奥相模エリア(旧津久井郡や山梨県等)の地域づくり活動の円滑な推進を図ることを目的とする「(仮称)奥さがみ・郡内広域連携協議会」は5日、山梨県上野原市役に隣接する市文化ホール(同市上野原)で、日本総合研究所の藻谷浩介主席研究員を講師に「中山間地域の維持活性化」をテーマに勉強会を行った。ゲストに、レーシングドライバーで登山家、自転車競技選手の片山右京氏、旧藤野町出身の山岳写真家の三宅岳氏を招き、上野原市の村上信行市長をはじめ、地元選出の議員のほか、同エリアで地域活動を行う有志など約60人が出席した。【2024年11月10日号掲載】
発起人代表あいさつで相模原商工会議所副会頭の原幹朗氏は「神奈川と山梨、各自治体の境を意識するのではなく、われわれは『母なる大地』の桂川や道志川の水源、山並みに共通に生きている。共通する地域でお互いの新しいネットワークを構築し、広域観光ももちろん視野にある中で、この前段として関係づくりのための協議会を立ち上げた」と述べた。
講演で藻谷氏は、ペリー来航3年後の1856年に描かれた「武蔵国全図」を紹介。
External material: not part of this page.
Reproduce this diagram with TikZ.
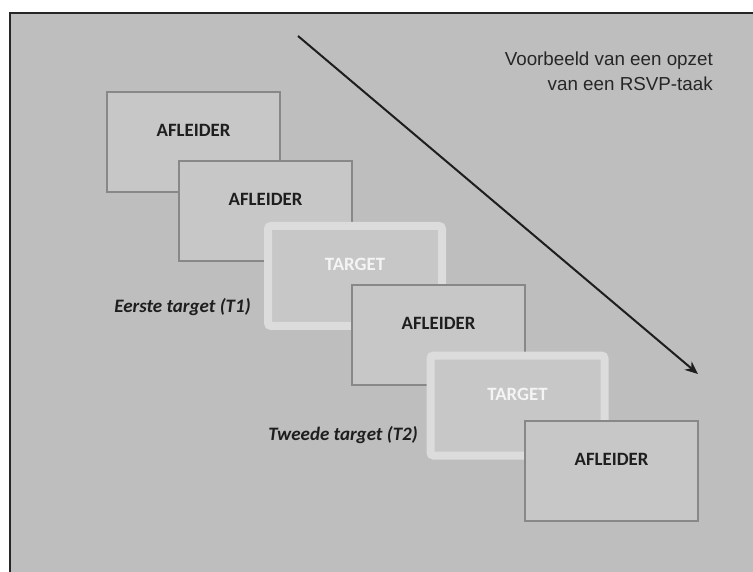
\documentclass[tikz,border=0pt]{standalone}
\usepackage{fontspec}
\newfontfamily\calibri{Carlito}
\newfontfamily\arialf{Liberation Sans}
\usetikzlibrary{arrows.meta}
\definecolor{bggray}{HTML}{BEBEBE}
\definecolor{boxfill}{HTML}{C7C7C7}
\definecolor{boxline}{HTML}{888888}
\definecolor{tgline}{HTML}{DCDCDC}
\definecolor{tgtext}{HTML}{F4F4F4}
\definecolor{txtdark}{HTML}{1E1E1E}
\begin{document}
\begin{tikzpicture}[x=1pt,y=-1pt,
  afbox/.style={draw=boxline, line width=2pt, fill=boxfill, minimum width=173pt, minimum height=100pt, inner sep=0pt,
    label={[font=\calibri\bfseries\fontsize{18.8}{21}\selectfont, text=txtdark, yshift=12pt]center:AFLEIDER}},
  tgbox/.style={draw=tgline, line width=8pt, fill=boxfill, rounded corners=3pt, minimum width=174pt, minimum height=100pt, inner sep=0pt,
    label={[font=\calibri\bfseries\fontsize{18.8}{21}\selectfont, text=tgtext, yshift=11.5pt]center:TARGET}},
  tglabel/.style={font=\calibri\bfseries\itshape\fontsize{19}{21}\selectfont, text=txtdark, inner sep=0pt},
  title/.style={font=\arialf\fontsize{18.8}{22}\selectfont, text=black!85, inner sep=0pt, anchor=east}
]
\useasboundingbox (0,0) rectangle (753,572);
\fill[white] (0,0) rectangle (753,572);
\fill[bggray] (10,13) rectangle (753,572);
\draw[black!85, line width=2.5pt] (10,572) -- (10,13) -- (753,13);

\node[afbox] (b1) at (193.5,142.5) {};
\node[afbox] (b2) at (265.5,211.5) {};
\node[tgbox] (t1) at (355,276) {};
\node[afbox] (b3) at (438.5,335) {};
\node[tgbox] (t2) at (517.5,405.5) {};
\node[afbox] (b4) at (611.5,471) {};

\node[tglabel] (l1) at (182.5,307) {Eerste target (T1)};
\node[tglabel] (l2) at (343,435) {Tweede target (T2)};

\node[title] (h1) at (713,61) {Voorbeeld van een opzet};
\node[title] (h2) at (713,84) {van een RSVP-taak};

\coordinate (as) at (298,36);
\coordinate (ae) at (698,374);
\draw[txtdark, line width=2pt, -{Stealth[length=13pt,width=11pt]}] (as) -- (ae);
\end{tikzpicture}
\end{document}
地図は北が上ではなく江戸が左、右上に山地が描かれている点を指摘。藻谷氏は「右上が上座。川より太い道はない。当時、世界最大の人口100万人都市の江戸を支えたのは、水源と森林のある山地だった」と説明。さらに「東海道は箱根の峠がきつく、京都など上方の最新の文化や物流は、甲州街道で奥相模に入ってきていた」と解説した。
後期高齢者や乳幼児数の増減率などのデータを示し、2050年の日本は一般的に言われているような「過疎地は消滅に向かい、都市だけが栄えている」は間違い。「1つ目は地方の若者が減りすぎて都会への流入も減り、都会も消滅に向かうのが最悪のケース」「2つ目は過疎地から先に高齢者が増えなくなり、若者を受け入れる一部の過疎地は、子供が再増加して都会より先に再生に向かう」と指摘した。
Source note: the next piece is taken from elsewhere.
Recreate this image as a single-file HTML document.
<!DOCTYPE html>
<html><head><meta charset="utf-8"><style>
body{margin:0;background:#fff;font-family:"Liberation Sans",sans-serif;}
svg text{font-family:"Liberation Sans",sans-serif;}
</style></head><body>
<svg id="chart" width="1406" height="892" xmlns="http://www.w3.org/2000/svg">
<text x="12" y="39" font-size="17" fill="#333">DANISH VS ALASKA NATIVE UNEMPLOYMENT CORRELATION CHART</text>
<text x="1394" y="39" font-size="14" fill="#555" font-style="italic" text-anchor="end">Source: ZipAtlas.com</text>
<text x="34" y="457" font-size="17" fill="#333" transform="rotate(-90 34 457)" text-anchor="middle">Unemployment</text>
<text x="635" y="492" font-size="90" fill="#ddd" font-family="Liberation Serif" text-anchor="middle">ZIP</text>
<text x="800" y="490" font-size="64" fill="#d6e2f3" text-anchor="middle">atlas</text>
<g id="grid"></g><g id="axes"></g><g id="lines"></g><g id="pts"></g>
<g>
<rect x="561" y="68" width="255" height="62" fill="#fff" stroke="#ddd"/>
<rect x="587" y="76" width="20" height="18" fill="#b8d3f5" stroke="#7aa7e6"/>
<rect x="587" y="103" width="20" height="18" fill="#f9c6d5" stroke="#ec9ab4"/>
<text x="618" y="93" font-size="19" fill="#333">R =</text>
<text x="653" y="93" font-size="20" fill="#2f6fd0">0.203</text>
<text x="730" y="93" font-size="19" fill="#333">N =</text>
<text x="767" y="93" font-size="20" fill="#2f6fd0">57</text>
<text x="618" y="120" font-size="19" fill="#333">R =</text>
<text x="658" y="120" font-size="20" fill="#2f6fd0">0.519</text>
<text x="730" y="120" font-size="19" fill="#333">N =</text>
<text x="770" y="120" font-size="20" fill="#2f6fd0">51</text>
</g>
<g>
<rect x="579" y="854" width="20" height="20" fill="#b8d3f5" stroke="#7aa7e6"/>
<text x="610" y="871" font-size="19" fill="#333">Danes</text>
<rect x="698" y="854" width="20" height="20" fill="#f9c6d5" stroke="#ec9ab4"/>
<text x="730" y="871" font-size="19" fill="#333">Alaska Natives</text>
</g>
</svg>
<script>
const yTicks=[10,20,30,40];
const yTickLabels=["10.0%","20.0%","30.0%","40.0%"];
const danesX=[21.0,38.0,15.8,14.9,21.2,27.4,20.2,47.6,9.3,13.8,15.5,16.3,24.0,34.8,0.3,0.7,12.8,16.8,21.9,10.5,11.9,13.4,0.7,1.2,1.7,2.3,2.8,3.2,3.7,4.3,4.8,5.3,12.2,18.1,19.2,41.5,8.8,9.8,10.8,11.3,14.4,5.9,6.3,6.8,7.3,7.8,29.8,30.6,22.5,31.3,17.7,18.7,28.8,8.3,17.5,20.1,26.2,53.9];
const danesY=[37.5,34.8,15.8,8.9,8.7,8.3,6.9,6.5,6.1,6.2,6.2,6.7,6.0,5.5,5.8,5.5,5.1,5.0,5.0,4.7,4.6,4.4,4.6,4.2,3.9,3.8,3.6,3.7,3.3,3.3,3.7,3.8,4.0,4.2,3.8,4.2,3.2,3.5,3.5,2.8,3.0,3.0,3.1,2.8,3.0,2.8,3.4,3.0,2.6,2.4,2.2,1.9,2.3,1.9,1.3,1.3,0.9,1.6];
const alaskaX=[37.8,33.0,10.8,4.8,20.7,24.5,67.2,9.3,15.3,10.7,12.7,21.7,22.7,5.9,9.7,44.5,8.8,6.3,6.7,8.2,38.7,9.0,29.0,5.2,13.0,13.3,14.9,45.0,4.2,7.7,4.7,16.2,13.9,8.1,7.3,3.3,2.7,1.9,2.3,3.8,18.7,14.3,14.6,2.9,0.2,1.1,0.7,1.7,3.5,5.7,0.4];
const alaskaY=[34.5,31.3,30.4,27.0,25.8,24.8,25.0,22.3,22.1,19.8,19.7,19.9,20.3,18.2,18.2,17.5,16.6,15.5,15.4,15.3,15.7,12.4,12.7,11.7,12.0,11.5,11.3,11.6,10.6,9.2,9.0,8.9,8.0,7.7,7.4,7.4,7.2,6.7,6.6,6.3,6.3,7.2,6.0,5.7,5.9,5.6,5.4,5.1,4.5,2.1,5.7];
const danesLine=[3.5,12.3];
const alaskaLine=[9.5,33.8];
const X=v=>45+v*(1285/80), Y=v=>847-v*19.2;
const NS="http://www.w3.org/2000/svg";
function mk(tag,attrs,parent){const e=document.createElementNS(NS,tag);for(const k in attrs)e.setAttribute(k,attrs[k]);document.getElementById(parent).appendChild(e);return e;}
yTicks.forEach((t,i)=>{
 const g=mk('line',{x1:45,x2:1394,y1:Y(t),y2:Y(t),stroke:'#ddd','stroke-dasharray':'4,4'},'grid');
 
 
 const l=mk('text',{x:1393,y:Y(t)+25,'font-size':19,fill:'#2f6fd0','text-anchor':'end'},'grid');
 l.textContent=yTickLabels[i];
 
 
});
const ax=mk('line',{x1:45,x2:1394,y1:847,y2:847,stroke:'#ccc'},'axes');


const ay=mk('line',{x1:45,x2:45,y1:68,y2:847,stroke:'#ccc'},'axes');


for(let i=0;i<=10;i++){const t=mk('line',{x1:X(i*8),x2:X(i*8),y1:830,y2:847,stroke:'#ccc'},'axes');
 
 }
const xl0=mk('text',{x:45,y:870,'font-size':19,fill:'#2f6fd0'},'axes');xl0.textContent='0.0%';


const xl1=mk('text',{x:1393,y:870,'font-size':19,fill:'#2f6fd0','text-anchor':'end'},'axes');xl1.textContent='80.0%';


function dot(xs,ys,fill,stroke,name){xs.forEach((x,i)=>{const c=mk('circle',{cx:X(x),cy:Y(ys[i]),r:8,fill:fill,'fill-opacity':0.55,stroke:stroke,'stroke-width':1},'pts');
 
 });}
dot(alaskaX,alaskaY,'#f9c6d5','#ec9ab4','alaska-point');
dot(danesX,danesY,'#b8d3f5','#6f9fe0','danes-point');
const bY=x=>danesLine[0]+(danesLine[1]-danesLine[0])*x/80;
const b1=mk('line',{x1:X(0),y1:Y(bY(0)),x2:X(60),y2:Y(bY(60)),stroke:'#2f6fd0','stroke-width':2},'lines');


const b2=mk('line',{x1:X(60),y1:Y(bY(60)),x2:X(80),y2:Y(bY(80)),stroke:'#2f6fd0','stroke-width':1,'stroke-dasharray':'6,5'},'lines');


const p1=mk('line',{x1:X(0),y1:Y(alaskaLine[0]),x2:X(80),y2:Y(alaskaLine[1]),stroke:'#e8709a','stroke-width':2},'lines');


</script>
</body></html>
ゲストの片山氏は「非常に勉強になり、データにショックを受けながら勇気をもらった」と感想を述べ、今後のモビリティ(移動手段)としてモーター付きの自転車の可能性などを語った。
山岳写真家の三宅氏は「登山者の中心世代が高齢化している中で、中山間地の低い山や峠が今後のターゲットになっていくのではないか」と述べ、奥相模の登山需要のポテンシャルについて語った。
相模原市緑区選出の山口美津夫県議(自民党)は本紙に「今回が初めての試みだが、こうした会は必要だと思う。今の子供たちは水はペットボトルで買うもので、水がどこからきているのかを知らない子が多い。5つの湖がある水源地をもっと広く知ってもらう必要がある」と感想を述べた。
今後の会の運営については、各地域から幹事を選出し、幹事会を開催して運営方針・方法などを検討。広域連携の勉強会などを行い賛同者の輪を広げていくとする。